May 20, 1961

Freedom Riders traveling by bus through the South to challenge segregation laws were brutally attacked by a white mob at the Greyhound Station in downtown Montgomery, Alabama.

Several days before, on May 16, the Riders faced mob violence in Birmingham so serious that it threatened to prematurely end their campaign. The Freedom Riders were initially organized by the Congress on Racial Equality (CORE), but after the Birmingham attacks, an interracial group of 22 Tennessee college students, known as the Nashville Student Movement, volunteered to take over and continue the ride through Alabama and Mississippi to New Orleans.

These new Freedom Riders reached Birmingham on May 17, but were immediately arrested and returned to Tennessee by Birmingham police. Undeterred, the Riders and additional reinforcements from Tennessee returned to Birmingham on May 18. Under pressure from the federal government, Alabama Governor John Patterson agreed to authorize state and city police to protect the Riders during their journey from Birmingham to Montgomery.
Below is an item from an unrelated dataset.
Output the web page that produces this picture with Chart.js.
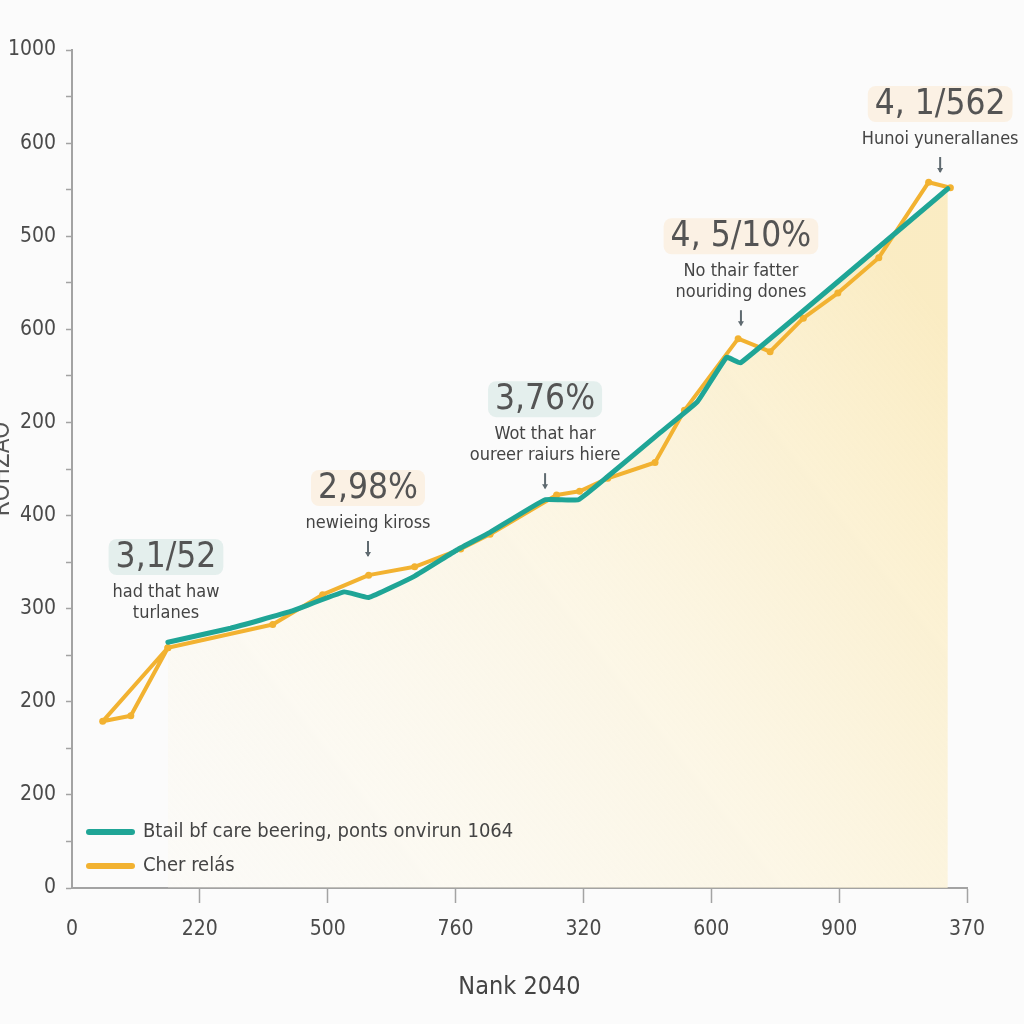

At Montgomery city limits, state police abandoned the Riders’ bus; the Riders continued to the bus station unescorted and found no police protection waiting when they arrived. Montgomery Public Safety Commissioner L.B. Sullivan had promised the Ku Klux Klan several minutes to attack the Riders without police interference and, upon arrival, the Riders were met by a mob of several hundred angry white people armed with baseball bats, hammers, and pipes.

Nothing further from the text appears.